Objective:
Skip all pictures. Write out the data below from its first line through the line that contains "const yTicks = [0, 2, 4, 6, 8, 10];".
## Start Recorded data
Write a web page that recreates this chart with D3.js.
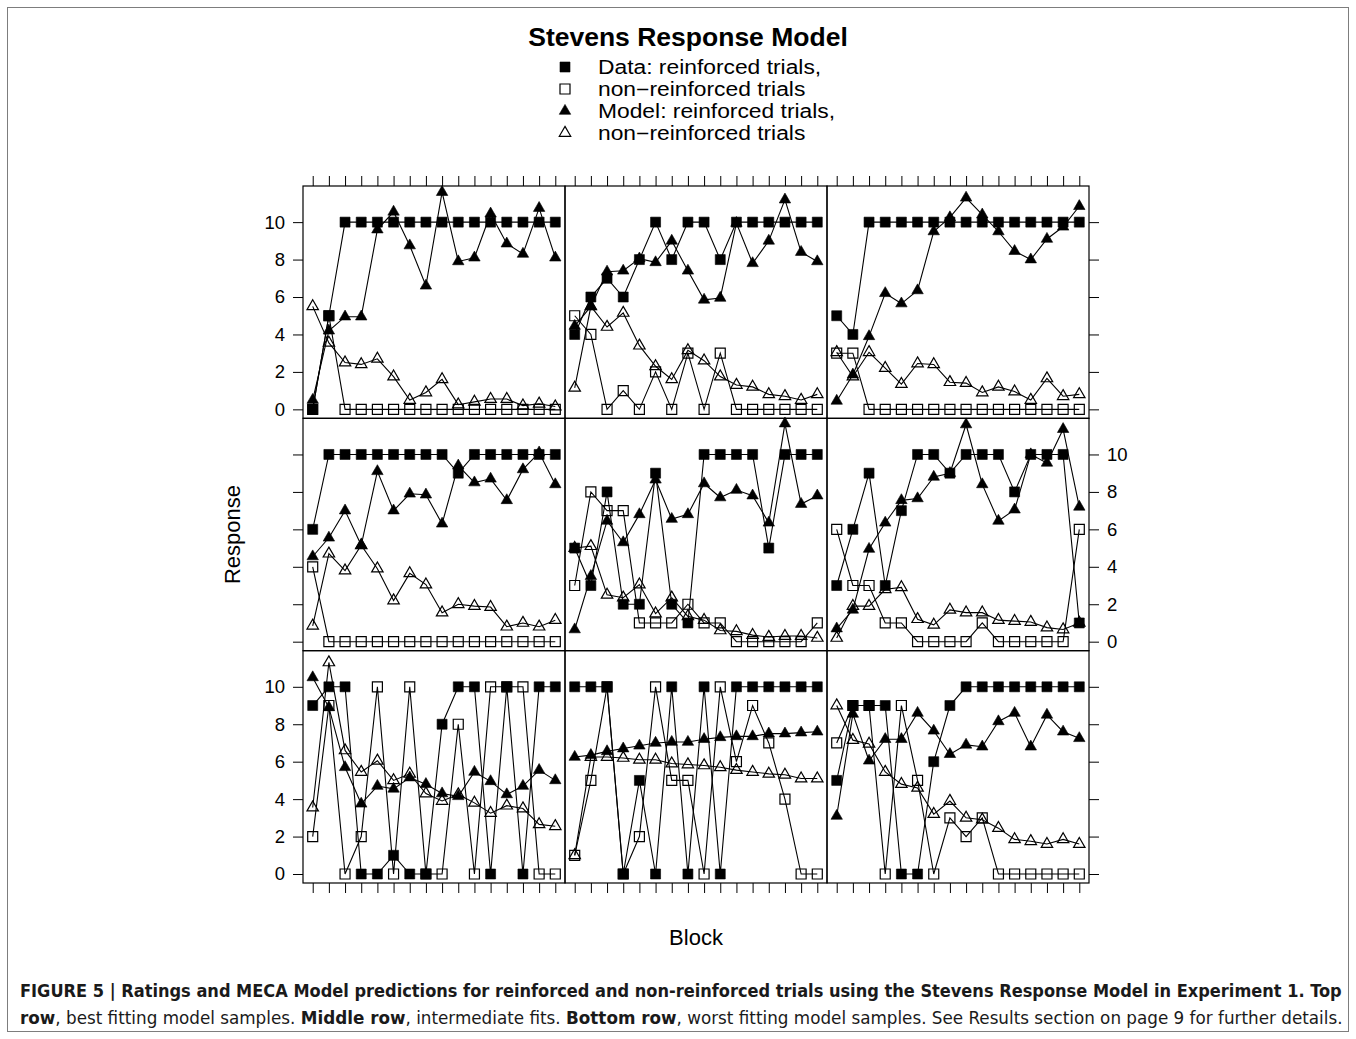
<!DOCTYPE html>
<html>
<head>
<meta charset="utf-8">
<script src="https://cdn.jsdelivr.net/npm/d3@7"></script>
<style>
  body { margin: 0; background: #fff; }
  svg { display: block; }
</style>
</head>
<body>
<svg id="chart" width="1356" height="1039"></svg>
<script>
// Blocks on the x axis and y tick values
const blocks = [1, 2, 3, 4, 5, 6, 7, 8, 9, 10, 11, 12, 13, 14, 15, 16];
const yTicks = [0, 2, 4, 6, 8, 10];

// One row per panel, panels ordered left-to-right, top-to-bottom
// (top row: best fits, middle row: intermediate fits, bottom row: worst fits)
const dataReinforced = [
  [0, 5, 10, 10, 10, 10, 10, 10, 10, 10, 10, 10, 10, 10, 10, 10],
  [4, 6, 7, 6, 8, 10, 8, 10, 10, 8, 10, 10, 10, 10, 10, 10],
  [5, 4, 10, 10, 10, 10, 10, 10, 10, 10, 10, 10, 10, 10, 10, 10],
  [6, 10, 10, 10, 10, 10, 10, 10, 10, 9, 10, 10, 10, 10, 10, 10],
  [5, 3, 8, 2, 2, 9, 2, 1, 10, 10, 10, 10, 5, 10, 10, 10],
  [3, 6, 9, 3, 7, 10, 10, 9, 10, 10, 10, 8, 10, 10, 10, 1],
  [9, 10, 10, 0, 0, 1, 0, 0, 8, 10, 10, 0, 10, 0, 10, 10],
  [10, 10, 10, 0, 5, 0, 10, 0, 10, 0, 10, 10, 10, 10, 10, 10],
  [5, 9, 9, 9, 0, 0, 6, 9, 10, 10, 10, 10, 10, 10, 10, 10]
];
const dataNonReinforced = [
  [0, 5, 0, 0, 0, 0, 0, 0, 0, 0, 0, 0, 0, 0, 0, 0],
  [5, 4, 0, 1, 0, 2, 0, 3, 0, 3, 0, 0, 0, 0, 0, 0],
  [3, 3, 0, 0, 0, 0, 0, 0, 0, 0, 0, 0, 0, 0, 0, 0],
  [4, 0, 0, 0, 0, 0, 0, 0, 0, 0, 0, 0, 0, 0, 0, 0],
  [3, 8, 7, 7, 1, 1, 1, 2, 1, 1, 0, 0, 0, 0, 0, 1],
  [6, 3, 3, 1, 1, 0, 0, 0, 0, 1, 0, 0, 0, 0, 0, 6],
  [2, 9, 0, 2, 10, 0, 10, 0, 0, 8, 0, 10, 10, 10, 0, 0],
  [1, 5, 10, 0, 2, 10, 5, 5, 0, 10, 6, 9, 7, 4, 0, 0],
  [7, 9, 9, 0, 9, 5, 0, 3, 2, 3, 0, 0, 0, 0, 0, 0]
];
const modelReinforced = [
  [0.5, 4.2, 4.95, 4.95, 9.6, 10.55, 8.75, 6.6, 11.6, 7.9, 8.1, 10.45, 8.85, 8.3, 10.75, 8.1],
  [4.45, 5.5, 7.35, 7.4, 8.05, 7.85, 9.0, 7.4, 5.85, 5.95, 9.95, 7.8, 9.0, 11.2, 8.4, 7.9],
  [0.45, 1.85, 3.9, 6.2, 5.65, 6.35, 9.5, 10.25, 11.3, 10.4, 9.5, 8.45, 8.0, 9.1, 9.75, 10.85],
  [4.55, 5.55, 7.0, 5.15, 9.1, 7.0, 7.9, 7.85, 6.3, 9.4, 8.5, 8.7, 7.55, 9.2, 10.1, 8.4],
  [0.65, 3.5, 6.45, 5.3, 6.8, 8.65, 6.55, 6.8, 8.45, 7.7, 8.1, 7.8, 6.35, 11.65, 7.35, 7.8],
  [0.7, 1.7, 4.95, 6.35, 7.55, 7.65, 8.8, 9.0, 11.6, 8.4, 6.45, 7.05, 10.0, 9.55, 11.35, 7.2],
  [10.5, 8.9, 5.7, 3.75, 4.7, 4.55, 5.15, 4.8, 4.3, 4.15, 5.45, 4.95, 4.25, 4.7, 5.55, 5.0],
  [6.25, 6.35, 6.55, 6.7, 6.85, 7.0, 7.05, 7.05, 7.2, 7.3, 7.35, 7.35, 7.5, 7.5, 7.55, 7.6],
  [3.1, 8.55, 6.05, 7.2, 7.2, 8.6, 7.65, 6.4, 6.9, 6.8, 8.15, 8.6, 6.8, 8.5, 7.6, 7.25]
];
const modelNonReinforced = [
  [5.5, 3.55, 2.5, 2.4, 2.7, 1.75, 0.5, 0.9, 1.6, 0.25, 0.4, 0.55, 0.55, 0.2, 0.3, 0.15],
  [1.15, 5.5, 4.4, 5.15, 3.4, 2.3, 1.6, 3.15, 2.6, 1.75, 1.3, 1.2, 0.8, 0.7, 0.5, 0.8],
  [3.05, 1.75, 3.05, 2.2, 1.35, 2.45, 2.4, 1.45, 1.4, 0.9, 1.2, 0.95, 0.5, 1.65, 0.7, 0.8],
  [0.85, 4.7, 3.8, 5.15, 3.9, 2.2, 3.65, 3.05, 1.55, 2.0, 1.9, 1.85, 0.8, 1.0, 0.8, 1.15],
  [5.0, 5.1, 2.5, 2.35, 3.05, 1.5, 2.35, 1.35, 1.15, 0.6, 0.55, 0.35, 0.25, 0.3, 0.3, 0.2],
  [0.2, 1.9, 1.9, 2.8, 2.9, 1.2, 0.9, 1.7, 1.55, 1.55, 1.15, 1.1, 1.05, 0.75, 0.65, 1.0],
  [3.55, 11.3, 6.6, 5.45, 6.05, 5.0, 5.35, 4.3, 3.9, 4.25, 3.8, 3.25, 3.65, 3.5, 2.65, 2.55],
  [1.0, 6.25, 6.25, 6.2, 6.1, 6.1, 5.9, 5.85, 5.8, 5.7, 5.55, 5.45, 5.35, 5.3, 5.1, 5.1],
  [9.0, 7.15, 6.95, 5.45, 4.8, 4.6, 3.2, 3.9, 3.0, 2.9, 2.45, 1.85, 1.75, 1.6, 1.85, 1.6]
];

// Legend and text
const titleText = "Stevens Response Model";
const legendLabels = ["Data: reinforced trials,", "non\u2212reinforced trials", "Model: reinforced trials,", "non\u2212reinforced trials"];
const xLabel = "Block";
const yLabel = "Response";
const captionLines = [
  [["FIGURE 5 | Ratings and MECA Model predictions for reinforced and non-reinforced trials using the Stevens Response Model in Experiment 1. Top", true]],
  [["row", true], [", best fitting model samples. ", false], ["Middle row", true], [", intermediate fits. ", false],
   ["Bottom row", true], [", worst fitting model samples. See Results section on page 9 for further details.", false]]
];

// ---------------------------------------------------------------------
const W = 1356, H = 1039;
const FONT = "'Liberation Sans', Arial, Helvetica, sans-serif";
const svg = d3.select("#chart");

svg.append("rect").attr("width", W).attr("height", H).attr("fill", "#fff");
svg.append("rect")
  .attr("x", 7.5).attr("y", 7.5).attr("width", 1341).attr("height", 1024)
  .attr("fill", "none").attr("stroke", "#7d7d7d").attr("stroke-width", 1);

// Marker shapes (square / triangle, centred on the point)
function markerPath(shape) {
  if (shape === "square") {
    const s = 5;
    return `M${-s},${-s}H${s}V${s}H${-s}Z`;
  }
  const r = 6.6, hx = r * Math.sqrt(3) / 2;
  return `M0,${-r}L${hx},${r / 2}L${-hx},${r / 2}Z`;
}

const series = [
  { values: dataNonReinforced, shape: "square", filled: false },
  { values: dataReinforced, shape: "square", filled: true },
  { values: modelNonReinforced, shape: "triangle", filled: false },
  { values: modelReinforced, shape: "triangle", filled: true }
];
const legendOrder = [
  { shape: "square", filled: true },
  { shape: "square", filled: false },
  { shape: "triangle", filled: true },
  { shape: "triangle", filled: false }
];

// Panel grid
const gridL = 303, gridR = 1089, gridT = 186, gridB = 883;
const pw = (gridR - gridL) / 3, ph = (gridB - gridT) / 3;
const xDomain = [0.4, 16.6], yDomain = [-0.48, 11.93];

function styleAxis(g, showLabels) {
  g.select(".domain").remove();
  g.selectAll(".tick line").attr("stroke", "#000").attr("stroke-width", 1);
  g.selectAll(".tick text")
    .attr("font-family", FONT).attr("font-size", 18.5).attr("fill", "#000");
  if (!showLabels) g.selectAll(".tick text").remove();
}

for (let i = 0; i < 9; i++) {
  const row = Math.floor(i / 3), col = i % 3;
  const x0 = gridL + col * pw, y0 = gridT + row * ph;
  const x = d3.scaleLinear().domain(xDomain).range([x0, x0 + pw]);
  const y = d3.scaleLinear().domain(yDomain).range([y0 + ph, y0]);
  const g = svg.append("g").attr("class", "panel");

  series.forEach(s => {
    const vals = s.values[i];
    const line = d3.line().x((d, k) => x(blocks[k])).y(d => y(d));
    g.append("path")
      .attr("d", line(vals))
      .attr("fill", "none").attr("stroke", "#000").attr("stroke-width", 1.1);
    g.selectAll(null).data(vals).join("path")
      .attr("transform", (d, k) => `translate(${x(blocks[k])},${y(d)})`)
      .attr("d", markerPath(s.shape))
      .attr("fill", s.filled ? "#000" : "none")
      .attr("stroke", "#000")
      .attr("stroke-width", s.filled ? 0.6 : 1.2)
      .attr("stroke-linejoin", "miter");
  });

  g.append("rect")
    .attr("x", x0).attr("y", y0).attr("width", pw).attr("height", ph)
    .attr("fill", "none").attr("stroke", "#000").attr("stroke-width", 1.2);

  // x ticks along the outer top and bottom edges
  if (row === 0) {
    const ax = svg.append("g").attr("transform", `translate(0,${gridT})`)
      .call(d3.axisTop(x).tickValues(blocks).tickFormat("").tickSize(10).tickSizeOuter(0));
    styleAxis(ax, false);
  }
  if (row === 2) {
    const ax = svg.append("g").attr("transform", `translate(0,${gridB})`)
      .call(d3.axisBottom(x).tickValues(blocks).tickFormat("").tickSize(10).tickSizeOuter(0));
    styleAxis(ax, false);
  }
  // y ticks: labels alternate between left (rows 1, 3) and right (row 2)
  if (col === 0) {
    const ax = svg.append("g").attr("transform", `translate(${gridL},0)`)
      .call(d3.axisLeft(y).tickValues(yTicks).tickSize(10).tickPadding(8).tickSizeOuter(0));
    styleAxis(ax, row !== 1);
  }
  if (col === 2) {
    const ax = svg.append("g").attr("transform", `translate(${gridR},0)`)
      .call(d3.axisRight(y).tickValues(yTicks).tickSize(10).tickPadding(8).tickSizeOuter(0));
    styleAxis(ax, row === 1);
  }
}

// Axis titles
svg.append("text")
  .attr("x", (gridL + gridR) / 2).attr("y", 937).attr("dy", "0.35em")
  .attr("text-anchor", "middle").attr("font-family", FONT).attr("font-size", 22)
  .text(xLabel);
svg.append("text")
  .attr("transform", `translate(232,${(gridT + gridB) / 2}) rotate(-90)`)
  .attr("dy", "0.35em")
  .attr("text-anchor", "middle").attr("font-family", FONT).attr("font-size", 22)
  .text(yLabel);

// Title
svg.append("text")
  .attr("x", 688).attr("y", 46)
  .attr("text-anchor", "middle").attr("font-family", FONT)
  .attr("font-size", 26.5).attr("font-weight", "bold")
  .text(titleText);

// Legend: symbols and labels, rows spaced so the label lines do not collide
const legendY = [67, 89, 111, 133];
const legendFont = 19.5, legendStretch = 1.17, legendTextX = 598;
const lg = svg.append("g");
legendOrder.forEach((m, k) => {
  lg.append("path")
    .attr("transform", `translate(565,${legendY[k]})`)
    .attr("d", markerPath(m.shape))
    .attr("fill", m.filled ? "#000" : "none")
    .attr("stroke", "#000").attr("stroke-width", m.filled ? 0.6 : 1.2);
  lg.append("text")
    .attr("transform", `translate(${legendTextX},${legendY[k]}) scale(${legendStretch},1)`)
    .attr("dy", "0.35em")
    .attr("font-family", FONT).attr("font-size", legendFont)
    .text(legendLabels[k]);
});

// Caption, set in a condensed face and fitted to the text block width
const capX = 20, capWidth = 1323, capBase = [997, 1024];
captionLines.forEach((parts, li) => {
  const t = svg.append("text")
    .attr("x", capX).attr("y", capBase[li])
    .attr("font-family", "'Liberation Sans Narrow', 'DejaVu Sans Condensed', 'Liberation Sans', Arial, sans-serif")
    .attr("font-stretch", "condensed")
    .attr("font-size", 18).attr("fill", "#1a1a1a");
  parts.forEach(([txt, bold]) => {
    t.append("tspan").attr("font-weight", bold ? "bold" : "normal").text(txt);
  });
  const len = t.node().getComputedTextLength();
  const sx = capWidth / len;
  t.attr("transform", `translate(${capX},0) scale(${sx},1) translate(${-capX},0)`);
});
</script>
</body>
</html>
## End Recorded data
Task answer:
Write a web page that recreates this chart with D3.js.
<!DOCTYPE html>
<html>
<head>
<meta charset="utf-8">
<script src="https://cdn.jsdelivr.net/npm/d3@7"></script>
<style>
  body { margin: 0; background: #fff; }
  svg { display: block; }
</style>
</head>
<body>
<svg id="chart" width="1356" height="1039"></svg>
<script>
// Blocks on the x axis and y tick values
const blocks = [1, 2, 3, 4, 5, 6, 7, 8, 9, 10, 11, 12, 13, 14, 15, 16];
const yTicks = [0, 2, 4, 6, 8, 10];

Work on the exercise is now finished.